Monday, December 7, 2015

santambroeus de noartri

ho festeggiato con garrulità questo sant'ambroeus. forse per la prima volta nella mia vita.

di certo erano anni che non sentivo un qualcosa che si approssimasse ad un senso di appartenenza, o quelle cose lì.

mi hanno canzonato, bonariamente ovvio, per questo. dal "le tue radici sono da un'altra parte" a "te che stai ove ogni cosa accade". è vero, vengo da un'altra parte - ma poi nemmeno troppo così lontano, per una serie di incroci delle storie e culture di un territorio, e le combinazioni delle storie delle singole persone. è vero, credersi migliori di altri rischia di generare un provincialissimo ammirarsi l'ombelico.

resta il fatto che oggi, 7 dicembre santambroeus del duemilaquindici, in questo preciso momento storico del mio dubbiosissimo divenire, è qui che sto provando un coacervo di sensazioni, appunto, di appartenenza. una specie di alleanza logistica tra il mio provar a incespicare sempre di meno e questa città, che poi significa culture, proposte, suggestioni, stimoli, possibilità, titillamenti, profferte.

non ci sono valori assoluti, o istanze un po' tronfie. è una combinazione di congiunture, tra cui la mia, di oggi, che dopo anni decisamente azzoppati mi pare di riprendermi - timidamente - in mano un bandolo matassoso. lo sto facendo qui, forse per caso, forse per abilità di riuscir a combinarmi con quello che mette a disposizione. e lo sto facendo ora. con ben presente lo iato di cos'era solo un anno fa. lo smarrimento di dieci anni fa. il tutt'altro che tentai quindici anni orsono.

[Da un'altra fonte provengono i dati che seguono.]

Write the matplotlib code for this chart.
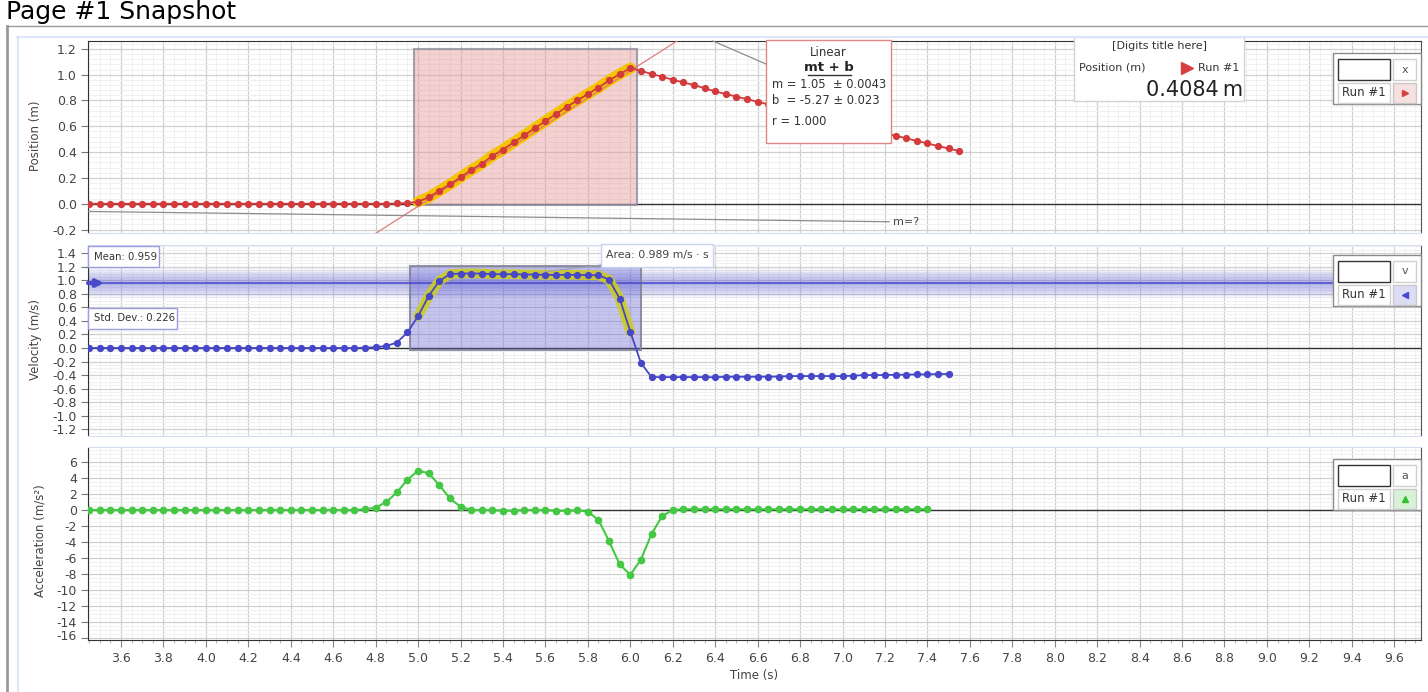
import numpy as np
import matplotlib
matplotlib.use('Agg')
import matplotlib.pyplot as plt
from matplotlib.patches import Rectangle
from matplotlib.ticker import MultipleLocator, FuncFormatter
from matplotlib.transforms import ScaledTranslation

plt.rcParams['font.family'] = ['DejaVu Sans']
plt.rcParams['axes.unicode_minus'] = False

W, H = 1428, 692

# --- data (20 Hz sampling) ---
time_grid = np.round(np.arange(3.45, 7.551, 0.05), 2)

position = ([0.0] * 29 + [0.002, 0.005] +
            [0.015, 0.05, 0.10, 0.15, 0.205, 0.26, 0.31, 0.37, 0.42, 0.475, 0.53,
             0.585, 0.64, 0.695, 0.75, 0.80, 0.85, 0.90, 0.955, 1.005, 1.05] +
            [1.03, 1.005, 0.985, 0.96, 0.94, 0.92, 0.895, 0.87, 0.85, 0.83, 0.81, 0.79,
             0.770, 0.750, 0.729, 0.709, 0.689, 0.669, 0.648, 0.628, 0.608, 0.588,
             0.568, 0.548, 0.527, 0.507, 0.487, 0.467, 0.447, 0.428, 0.408])

velocity = ([0.0] * 26 + [0.005] +
            [0.01, 0.03, 0.08, 0.23, 0.47, 0.77, 0.99, 1.09, 1.10, 1.10, 1.10, 1.09,
             1.09, 1.09, 1.085, 1.085, 1.08, 1.08, 1.08, 1.08, 1.075, 1.075, 1.01,
             0.73, 0.24, -0.22, -0.43] +
            [-0.43, -0.43, -0.43, -0.43, -0.43, -0.432, -0.425, -0.425, -0.425, -0.425,
             -0.423, -0.423, -0.415, -0.415, -0.415, -0.415, -0.415, -0.415, -0.41,
             -0.40, -0.40, -0.40, -0.395, -0.395, -0.39, -0.39, -0.385, -0.385])

acceleration = ([0.0] * 26 +
                [0.08, 0.3, 1.0, 2.2, 3.8, 4.9, 4.6, 3.1, 1.45, 0.4, 0.0, 0.0, 0.0,
                 -0.1, -0.1, 0.0, 0.0, 0.0, -0.1, -0.1, -0.05, -0.2, -1.25, -3.9,
                 -6.8, -8.1, -6.2, -3.0, -0.75, 0.0] +
                [0.1, 0.1, 0.1, 0.1, 0.1, 0.1, 0.1, 0.1, 0.1, 0.1, 0.1, 0.1,
                 0.1, 0.1, 0.1, 0.1, 0.1, 0.1, 0.1, 0.1, 0.1, 0.1, 0.1, 0.1])

t_pos = time_grid[:len(position)]
t_vel = time_grid[:len(velocity)]
t_acc = time_grid[:len(acceleration)]

fit_m, fit_b = 1.05, -5.27
fit_range = (5.0, 6.0)
pos_select = (4.98, 6.03, -0.01, 1.2)
vel_select = (4.96, 6.05, -0.03, 1.21)
vel_mean, vel_std = 0.959, 0.226
tangent_t = [3.44, 7.22]
tangent_y = [-0.06, -0.14]

RED, BLUE, GREEN = '#d23a3c', '#4646c8', '#44c844'

fig = plt.figure(figsize=(W / 100, H / 100), dpi=100)


def rect(top, bottom):
    return [88 / W, 1 - bottom / H, (1421 - 88) / W, (bottom - top) / H]


def fmt1(v, p):
    return f"{round(v, 1) + 0.0:.1f}"


def style(ax, ylim, major, minor, fmt):
    ax.set_xlim(3.4445, 9.726)
    ax.set_ylim(*ylim)
    ax.xaxis.set_major_locator(MultipleLocator(0.2))
    ax.xaxis.set_minor_locator(MultipleLocator(0.05))
    ax.yaxis.set_major_locator(MultipleLocator(major))
    ax.yaxis.set_minor_locator(MultipleLocator(minor))
    ax.yaxis.set_major_formatter(FuncFormatter(fmt))
    ax.grid(which='major', color='#d0d0d0', lw=0.9)
    ax.grid(which='minor', color='#f0f0f0', lw=0.7)
    ax.set_axisbelow(True)
    ax.tick_params(axis='y', which='major', length=5, width=0.8, color='#777',
                   labelsize=9, labelcolor='#444', pad=3)
    ax.tick_params(axis='y', which='minor', length=0)
    ax.tick_params(axis='x', which='both', length=0, labelbottom=False)
    ax.axhline(0, color='#333', lw=1, zorder=1.5)
    ax.spines['left'].set_color('#333')
    ax.spines['right'].set_color('#555')
    for s in ('top', 'bottom'):
        ax.spines[s].set_color('#d5ddf5')


ax1 = fig.add_axes(rect(41, 233))
ax2 = fig.add_axes(rect(245, 436))
ax3 = fig.add_axes(rect(447, 640))
style(ax1, (-0.227, 1.261), 0.2, 0.04, fmt1)
style(ax2, (-1.30, 1.521), 0.2, 0.05, fmt1)
style(ax3, (-16.25, 7.875), 2, 0.5, lambda v, p: f"{int(round(v))}")
ax1.spines['top'].set_color('#333')
ax3.spines['bottom'].set_color('#333')
ax3.tick_params(axis='x', which='major', length=5, color='#888', labelbottom=True,
                labelsize=9, labelcolor='#444', pad=4)
ax3.tick_params(axis='x', which='minor', length=2.5, color='#aaa')
ax3.xaxis.set_major_formatter(FuncFormatter(fmt1))

# --- position panel ---
x0, x1, y0, y1 = pos_select
ax1.add_patch(Rectangle((x0, y0), x1 - x0, y1 - y0, fc=(0.90, 0.60, 0.60, 0.45),
                        ec=(0.55, 0.55, 0.62, 0.8), lw=1.5, zorder=2))
sel = (t_pos >= fit_range[0] - 1e-9) & (t_pos <= fit_range[1] + 1e-9)
ax1.plot(t_pos[sel], np.array(position)[sel], color='#f5c400', lw=8,
         solid_capstyle='round', zorder=3)
tt = np.array(ax1.get_xlim())
ax1.plot(tt, fit_m * tt + fit_b, color='#e07a7a', lw=0.9, zorder=3)
ax1.plot(tangent_t, tangent_y, color='#8c8c8c', lw=0.9, zorder=3)
ax1.text(tangent_t[1] + 0.02, tangent_y[1], 'm=?', va='center', fontsize=8, color='#444')
ax1.plot(t_pos, position, color=RED, lw=1.3, marker='o', ms=4.2, zorder=4)

# --- velocity panel ---
for k in range(1, 9):
    half = vel_std * k / 8
    ax2.axhspan(vel_mean - half, vel_mean + half, color='#5555d5', alpha=0.06, lw=0, zorder=1.2)
ax2.axhline(vel_mean, color='#4848cc', lw=1.1, zorder=3)
ax2.annotate('', xy=(3.52, vel_mean), xytext=(3.4445, vel_mean),
             arrowprops=dict(arrowstyle='-|>', color='#4848cc', lw=3,
                             mutation_scale=10, shrinkA=0, shrinkB=0))
x0, x1, y0, y1 = vel_select
ax2.add_patch(Rectangle((x0, y0), x1 - x0, y1 - y0, fc=(0.35, 0.35, 0.82, 0.35),
                        ec=(0.5, 0.5, 0.58, 0.85), lw=1.5, zorder=2))
sel = (t_vel >= fit_range[0] - 1e-9) & (t_vel <= fit_range[1] + 1e-9)
ax2.plot(t_vel[sel], np.array(velocity)[sel], color='#cccc22', lw=7, alpha=0.9,
         solid_capstyle='round', zorder=3)
ax2.plot(t_vel, velocity, color=BLUE, lw=1.3, marker='o', ms=4.2, zorder=4)

# --- acceleration panel ---
ax3.plot(t_acc, acceleration, color=GREEN, lw=1.5, marker='o', ms=4.5, zorder=4)

# --- overlay in pixel coordinates ---
ov = fig.add_axes([0, 0, 1, 1], zorder=10)
ov.set_xlim(0, W)
ov.set_ylim(H, 0)
ov.axis('off')

ov.text(6, 12, 'Page #1 Snapshot', fontsize=18, va='center', ha='left')
ov.plot([7, 7], [26, H], color='#9a9a9a', lw=2)
ov.plot([7, W], [26, 26], color='#9a9a9a', lw=1)
ov.plot([17.5, 17.5], [37, H], color='#dde5f8', lw=1.5)
ov.plot([17, W], [37, 37], color='#dde5f8', lw=1.5)

ov.text(35, 136, 'Position (m)', rotation=90, ha='center', va='center', fontsize=8.5, color='#444')
ov.text(35, 340, 'Velocity (m/s)', rotation=90, ha='center', va='center', fontsize=8.5, color='#444')
ov.text(40, 541, 'Acceleration (m/s²)', rotation=90, ha='center', va='center', fontsize=8.5, color='#444')
ov.text(754, 676, 'Time (s)', ha='center', va='center', fontsize=8.5, color='#444')

# fit annotation box
ov.plot([713, 766], [41, 64], color='#8c8c8c', lw=0.9)
ov.add_patch(Rectangle((766, 40), 125, 103, fc='white', ec='#e08585', lw=1))
ov.text(828, 52, 'Linear', ha='center', va='center', fontsize=8.5, color='#333')
ov.text(829, 67.5, 'mt + b', ha='center', va='center', fontsize=9.5, fontweight='bold', color='#222')
ov.plot([808, 851], [75, 75], color='#333', lw=1)
ov.text(772, 84, 'm = 1.05  ± 0.0043', ha='left', va='center', fontsize=8.3, color='#333')
ov.text(772, 100.5, 'b  = -5.27 ± 0.023', ha='left', va='center', fontsize=8.3, color='#333')
ov.text(772, 121.5, 'r = 1.000', ha='left', va='center', fontsize=8.3, color='#333')

# digits box
ov.add_patch(Rectangle((1074, 37), 170, 64, fc='white', ec='#d4d4d4', lw=1))
ov.text(1160, 46, '[Digits title here]', ha='center', va='center', fontsize=8, color='#333')
ov.text(1079, 68, 'Position (m)', ha='left', va='center', fontsize=8, color='#333')
ov.plot(1187, 68, marker='>', color='#d84040', ms=8, ls='none')
ov.text(1198, 68, 'Run #1', ha='left', va='center', fontsize=8, color='#333')
ov.text(1243, 90.5, '0.4084\u2009m', ha='right', va='center', fontsize=15, color='#222')

# mean / std / area boxes
ov.add_patch(Rectangle((88, 246), 71, 21, fc='white', ec='#9c9ce0', lw=1))
ov.text(94, 256.5, 'Mean: 0.959', ha='left', va='center', fontsize=7.3, color='#333')
ov.add_patch(Rectangle((88, 308), 89, 20.5, fc='white', ec='#9c9ce0', lw=1))
ov.text(94, 318.3, 'Std. Dev.: 0.226', ha='left', va='center', fontsize=7.3, color='#333')
ov.plot([543, 601], [272, 265], color='#a0a0b0', lw=0.8)
ov.add_patch(Rectangle((601, 244), 112, 22.7, fc='white', ec='#c8d2f0', lw=1))
ov.text(606, 255.3, 'Area: 0.989 m/s · s', ha='left', va='center', fontsize=7.8, color='#444')


def legend_box(top, label, marker, mcolor, mbg):
    ov.add_patch(Rectangle((1333, top), 88, 50.7, fc='white', ec='#8a8a8a', lw=1))
    ov.add_patch(Rectangle((1338, top + 6), 51.5, 20.7, fc='white', ec='#333', lw=1))
    ov.add_patch(Rectangle((1393, top + 6), 23, 20.7, fc='white', ec='#d0d0d0', lw=1))
    ov.text(1404.5, top + 16.5, label, ha='center', va='center', fontsize=8, color='#555')
    ov.add_patch(Rectangle((1338, top + 29.5), 51.5, 20.5, fc='white', ec='#d0d0d0', lw=1))
    ov.text(1363.5, top + 39.7, 'Run #1', ha='center', va='center', fontsize=8.5, color='#333')
    ov.add_patch(Rectangle((1393, top + 29.5), 23, 20.5, fc=mbg, ec='#c8c8c8', lw=1))
    ov.plot(1404.5, top + 39.7, marker=marker, color=mcolor, ms=5, ls='none')


legend_box(53.3, 'x', '>', '#d84040', '#f6e0e0')
legend_box(255, 'v', '<', '#4848d0', '#dcdcf4')
legend_box(459.3, 'a', '^', '#30c030', '#d8f2d8')

# lowest acceleration tick label is nudged up a little, as in the snapshot
fig.canvas.draw()
for lbl in ax3.get_yticklabels():
    if lbl.get_text() == '-16':
        lbl.set_transform(lbl.get_transform() + ScaledTranslation(0, 3 / 100, fig.dpi_scale_trans))

fig.savefig('out.png', dpi=100)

non so cosa sarà tra un anno. forse me ne sarò andato sbattendo la porta e maledicendo il casino, lo smog, il cielo bigio d'inverno e quello lattiginoso d'estate. cosa che peraltro hanno fatto non molto tempo fa persone così a me [zavorramente] vicine.

però so che ora va così. diversamente come me l'ero immaginato. a partire da quell'intuizione e quel film - financo banale - che m'ero fatto da regazzino.

quindi oggi mi sono goduto la prima della scala. visto che si può fruire, altra offerta che basta voler cercare e cogliere. l'ho fatto alla triennale, davanti ad un maxischermo, dopo una maratona di lettura di un racconto di buzzati, ambientato alla scala. ero solo, solo come sempre, in mezzo a gente sconosciuta. ma credo tutti piuttosto [addirittura] fieri di pigliarsi quello che veniva - di nuovo - offerto.

ci deve essere la possibilità di accettare: avessi famiglia, impegni gravosi, impedimenti dei più disparati non potrei farlo, ne sono consapevole. ma poiché oggi è così me lo piglio. perché c'è qualcuno o qualcosa che - di nuovo - lo mette a disposizione.

e voglio coglierlo. con l'intuizione che forse, qui fuori, c'è qualcosa che può darmi anche altre possibilità. che magari non troverò, non incrocerò, non intercetterò. per la serie delle combinazioni di cui sopra.

però, oggi, va bene così ugualmente. finalmente [tra l'altro] appartenente a qualcosa. bastasse il simbolo, un po' scontato, dell'inaugurazione di una stagione lirica di un teatro.

me la sono goduta. fino alla fine, e tanto quanto non pensavo. si è applaudito alla fine, e non per conformismo, e forse senza nemmeno la completa cognizione che potrebbe avere un esperto [per quanto, a me, la regia è piaciuta davvero molto]. ma si è applaudito anche perchè ci si sente in questo effluvio di appartenere a qualcosa che è più grande di noi. che ognuno, a suo modo, costituisce. se lo fa con le cose belle, tanto meglio.